"""

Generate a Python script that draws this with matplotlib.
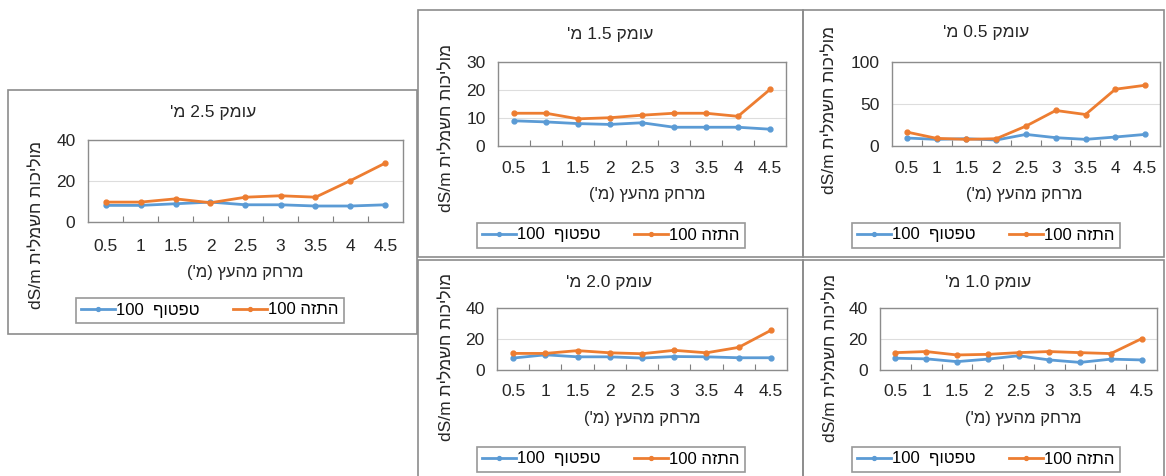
import matplotlib
matplotlib.use("Agg")
import matplotlib.pyplot as plt
from matplotlib.patches import Rectangle
from matplotlib.ticker import FixedLocator

plt.rcParams['font.family'] = ['Liberation Sans', 'DejaVu Sans']

# distance from tree (m)
dist = ['0.5', '1', '1.5', '2', '2.5', '3', '3.5', '4', '4.5']

# electrical conductivity dS/m, per depth
drip_05 = [9.5, 7.9, 8.7, 7.1, 13.8, 9.9, 7.9, 10.7, 13.8]
sprink_05 = [16.6, 9.1, 7.9, 8.7, 23.7, 42.3, 37.5, 67.6, 72.3]

drip_10 = [7.6, 7.2, 5.4, 7.0, 9.2, 6.5, 4.9, 7.0, 6.5]
sprink_10 = [11.2, 11.9, 9.7, 10.1, 11.2, 11.9, 11.2, 10.6, 20.2]

drip_15 = [9.0, 8.6, 8.0, 7.7, 8.3, 6.7, 6.7, 6.7, 6.0]
sprink_15 = [11.7, 11.7, 9.7, 10.1, 11.0, 11.7, 11.7, 10.6, 20.2]

drip_20 = [7.7, 9.8, 8.5, 8.5, 7.7, 8.7, 8.5, 7.9, 7.9]
sprink_20 = [10.7, 10.7, 12.5, 11.1, 10.5, 12.7, 11.1, 14.6, 25.6]

drip_25 = [8.1, 8.1, 8.9, 9.7, 8.4, 8.4, 7.8, 7.8, 8.4]
sprink_25 = [9.7, 9.7, 11.3, 9.4, 12.1, 12.8, 12.1, 20.2, 28.8]

# hebrew strings written in visual (left to right) order
titles = {
    '0.5': "'מ 0.5 קמוע",
    '1.0': "'מ 1.0 קמוע",
    '1.5': "'מ 1.5 קמוע",
    '2.0': "'מ 2.0 קמוע",
    '2.5': "'מ 2.5 קמוע",
}
xlab = "('מ) ץעהמ קחרמ"
ylab = "dS/m תילמשח תוכילומ"
lab_drip = "100  ףוטפט"
lab_sprink = "100 הזתה"

BLUE = '#5B9BD5'
ORANGE = '#ED7D31'
W, H = 1166, 476

fig = plt.figure(figsize=(W / 100, H / 100), dpi=100)


def fx(x):
    return x / W


def fy(y):
    return 1 - y / H


def box(x0, y0, x1, y1):
    fig.add_artist(Rectangle((fx(x0), fy(y1)), fx(x1) - fx(x0), fy(y0) - fy(y1),
                             transform=fig.transFigure, fill=False,
                             edgecolor='#8C8C8C', lw=1.2))


def panel(key, drip, sprink, ymax, ystep, ax_px, title_xy, xlab_xy, ylab_xy,
          leg_xy, tick_y):
    x0, y0, x1, y1 = ax_px
    ax = fig.add_axes([fx(x0), fy(y1), fx(x1) - fx(x0), fy(y0) - fy(y1)])
    xs = range(len(dist))
    ax.plot(xs, drip, color=BLUE, lw=2, marker='o', ms=3.5, label=lab_drip)
    ax.plot(xs, sprink, color=ORANGE, lw=2, marker='o', ms=3.5, label=lab_sprink)
    ax.set_xlim(-0.5, len(dist) - 0.5)
    ax.set_ylim(0, ymax)
    ax.set_yticks(range(0, ymax + 1, ystep))
    ax.set_xticks(list(xs))
    ax.set_xticklabels(dist)
    ax.xaxis.set_minor_locator(FixedLocator([i + 0.5 for i in range(len(dist) - 1)]))
    ax.tick_params(axis='x', which='major', length=0, labelsize=12.5,
                   pad=(tick_y - y1 - 9) * 0.72, labelcolor='#262626')
    ax.tick_params(axis='x', which='minor', direction='in', length=4,
                   color='#7F7F7F', width=0.8)
    ax.tick_params(axis='y', length=0, labelsize=12.5, pad=9, labelcolor='#262626')
    ax.yaxis.grid(True, color='#DDDDDD', lw=0.8)
    ax.set_axisbelow(True)
    for s in ax.spines.values():
        s.set_color('#8C8C8C')
        s.set_linewidth(1)
    fig.text(fx(title_xy[0]), fy(title_xy[1]), titles[key], ha='center',
             va='center', fontsize=12.5, color='#262626')
    fig.text(fx(xlab_xy[0]), fy(xlab_xy[1]), xlab, ha='center', va='center',
             fontsize=12, color='#262626')
    fig.text(fx(ylab_xy[0]), fy(ylab_xy[1]), ylab, ha='center', va='center',
             rotation=90, fontsize=12.5, color='#262626')
    leg = ax.legend(loc='center', bbox_to_anchor=(fx(leg_xy[0]), fy(leg_xy[1])),
                    bbox_transform=fig.transFigure, ncol=2, fontsize=12,
                    fancybox=False, edgecolor='#7F7F7F', handlelength=2.0,
                    handletextpad=0.1, columnspacing=2.0, borderpad=0.3,
                    markerscale=0.8)
    leg.get_frame().set_linewidth(1.2)
    return ax


# panel frames
box(8, 90, 417, 334)
box(418, 10, 803, 257)
box(803, 10, 1164, 257)
box(418, 260, 803, 480)
box(803, 260, 1164, 480)

panel('2.5', drip_25, sprink_25, 40, 20, (88, 140, 403, 222), (213, 112),
      (245, 272), (37, 225), (210, 310), 248)
panel('1.5', drip_15, sprink_15, 30, 10, (498, 62, 786, 146), (610, 35),
      (647, 195), (447, 128), (611, 235), 170)
panel('0.5', drip_05, sprink_05, 100, 50, (892, 62, 1160, 146), (986, 33),
      (1024, 195), (830, 110), (986, 235), 170)
panel('2.0', drip_20, sprink_20, 40, 20, (497, 308, 787, 370), (609, 282),
      (642, 418), (447, 357), (611, 459), 393)
panel('1.0', drip_10, sprink_10, 40, 20, (880, 308, 1157, 370), (988, 282),
      (1023, 418), (831, 358), (986, 459), 393)

fig.savefig('out.png', dpi=100)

"""

▶ _GOAL_: Print the data above verbatim from the first line through the line holding "dist = ['0.5', '1', '1.5', '2', '2.5', '3', '3.5', '4', '4.5']", leaving every picture out.

▶ _TASK RESPONSE_:
Generate a Python script that draws this with matplotlib.
import matplotlib
matplotlib.use("Agg")
import matplotlib.pyplot as plt
from matplotlib.patches import Rectangle
from matplotlib.ticker import FixedLocator

plt.rcParams['font.family'] = ['Liberation Sans', 'DejaVu Sans']

# distance from tree (m)
dist = ['0.5', '1', '1.5', '2', '2.5', '3', '3.5', '4', '4.5']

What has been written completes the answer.